Once it was safe to return to Corpus Christi, the commander gave the team additional time to focus on their homecoming and recovery efforts at home.
"We chose not to have anyone else other than leadership come in and begin recovery and cleanup operations in the depot," he explained.
Most of the workforce was back at work by Thursday, Aug. 31. By that time, most of the 154 acres of external clean-up was completed by work leaders and maintenance teams. Employees returned to a cleaner and safer work environment and got straight to restoring CCAD's full operational capability.
"The prep we did saved aircraft," the commander said about their readiness operations before the storm. CCAD did not lose any aircraft to Harvey, although the hurricane destroyed two clamshell structures that had housed aircraft before the storm.
"Can you imagine if we had not moved what was inside?"
The depot's newer infrastructure, the Dynamic Component Repair Facility, "did exactly what it was designed to do," Col. Lanceta said. It withstood Harvey with no real damage.
"Our efforts here at CCAD were being reported to the Chief of Staff of the Army," Col. Lanceta said. "Throughout the whole Army everyone was focused on assisting CCAD."
Maj. Gen. Douglas M. Gabram, Commanding General of the US Army Aviation and Missile Command, visited the depot to see how recovery efforts were going on Sep. 6.
"Everyone was watching the news," Gabram said on his visit. "We were lucky."
The depot continues to recover after Hurricane Harvey, the entire team works towards the common goal of remaining resilient and ready for the Nation.
HURRICANES IN SOUTH TEXAS
The National Weather Service lists Hurricane Harvey as the first major hurricane to strike South Texas since Celia in 1970 and as the first hurricane to strike the Texas coast since Ike in 2008.
South Texas avoided a direct hit from a major hurricane for nearly fifty years when Hurricane Celia, a Category 3 on the Saffir-Simpson scale, devastated Corpus Christi on Aug. 3, 1970. Forty-seven years later, half of us were not even born when Celia occurred, but those that were here may notice some similarities.

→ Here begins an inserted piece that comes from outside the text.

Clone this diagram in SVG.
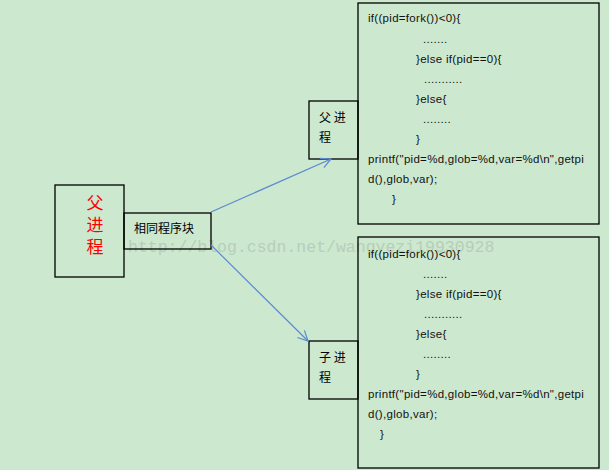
<svg xmlns="http://www.w3.org/2000/svg" width="609" height="470" viewBox="0 0 609 470">
<defs>
<style>
.box{fill:none;stroke:#000;stroke-width:1.3}
.code{font-family:"Liberation Sans","Noto Sans",sans-serif;font-size:11.5px;letter-spacing:0.3px;fill:#111}
.cjk{font-family:"Noto Sans CJK SC","DejaVu Sans",sans-serif;fill:#000}
.red{fill:#ff0000;font-size:17px}
.conn{stroke:#5b8ad0;stroke-width:1.2;fill:none}
.wm{font-family:"Liberation Mono",monospace;font-size:16.5px;fill:#9aa79b;opacity:0.4}
</style>
<marker id="arr" viewBox="0 0 12 12" refX="11" refY="6" markerWidth="12" markerHeight="12" markerUnits="userSpaceOnUse" orient="auto">
<path d="M1,1 L11,6 L1,11" fill="none" stroke="#5b8ad0" stroke-width="1.2"/>
</marker>
</defs>
<rect width="609" height="470" fill="#cce8cf"/>
<text class="wm" x="128" y="252">http://blog.csdn.net/wangyezi19930928</text>
<g id="parent">
<rect class="box" x="55" y="185" width="69" height="92"/>
<text class="cjk red" x="95" y="209" text-anchor="middle">父</text>
<text class="cjk red" x="95" y="231" text-anchor="middle">进</text>
<text class="cjk red" x="95" y="253" text-anchor="middle">程</text>
</g>
<g id="same-block">
<rect class="box" x="124" y="213" width="87" height="36"/>
<text class="cjk" x="134" y="233" font-size="12">相同程序块</text>
</g>
<g id="parent-label">
<rect class="box" x="309" y="101" width="49" height="58"/>
<text class="cjk" x="319" y="122" font-size="12">父 进</text>
<text class="cjk" x="319" y="142" font-size="12">程</text>
</g>
<g id="child-label">
<rect class="box" x="309" y="341" width="49" height="58"/>
<text class="cjk" x="319" y="362" font-size="12">子 进</text>
<text class="cjk" x="319" y="382" font-size="12">程</text>
</g>
<g id="parent-code">
<rect class="box" x="358" y="3" width="241" height="221"/>
<text class="code" x="368" y="22">if((pid=fork())&lt;0){</text>
<text class="code" x="423" y="43">.......</text>
<text class="code" x="416" y="63">}else if(pid==0){</text>
<text class="code" x="424" y="83">...........</text>
<text class="code" x="416" y="103">}else{</text>
<text class="code" x="423" y="123">........</text>
<text class="code" x="416" y="143">}</text>
<text class="code" x="368" y="163">printf("pid=%d,glob=%d,var=%d\n",getpi</text>
<text class="code" x="368" y="183">d(),glob,var);</text>
<text class="code" x="392" y="203">}</text>
</g>
<g id="child-code">
<rect class="box" x="358" y="237" width="241" height="231"/>
<text class="code" x="368" y="258">if((pid=fork())&lt;0){</text>
<text class="code" x="423" y="278">.......</text>
<text class="code" x="416" y="298">}else if(pid==0){</text>
<text class="code" x="424" y="318">...........</text>
<text class="code" x="416" y="338">}else{</text>
<text class="code" x="423" y="358">........</text>
<text class="code" x="416" y="378">}</text>
<text class="code" x="368" y="398">printf("pid=%d,glob=%d,var=%d\n",getpi</text>
<text class="code" x="368" y="418">d(),glob,var);</text>
<text class="code" x="380" y="438">}</text>
</g>
<g id="connectors">
<line class="conn" x1="211" y1="212" x2="331" y2="159" marker-end="url(#arr)"/>
<line class="conn" x1="211" y1="245" x2="308" y2="341" marker-end="url(#arr)"/>
</g>
</svg>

The Weather Channel recorded Harvey as a major hurricane with sustained winds of 130 mph when it made landfall near Rockport, the hardest hit community, on Aug. 25. This is not too far off from Celia when it quickly intensified into a hurricane within hours of entering the Gulf of Mexico. It also made landfall in Port Aransas just north of Corpus Christi with sustained winds of 130 mph.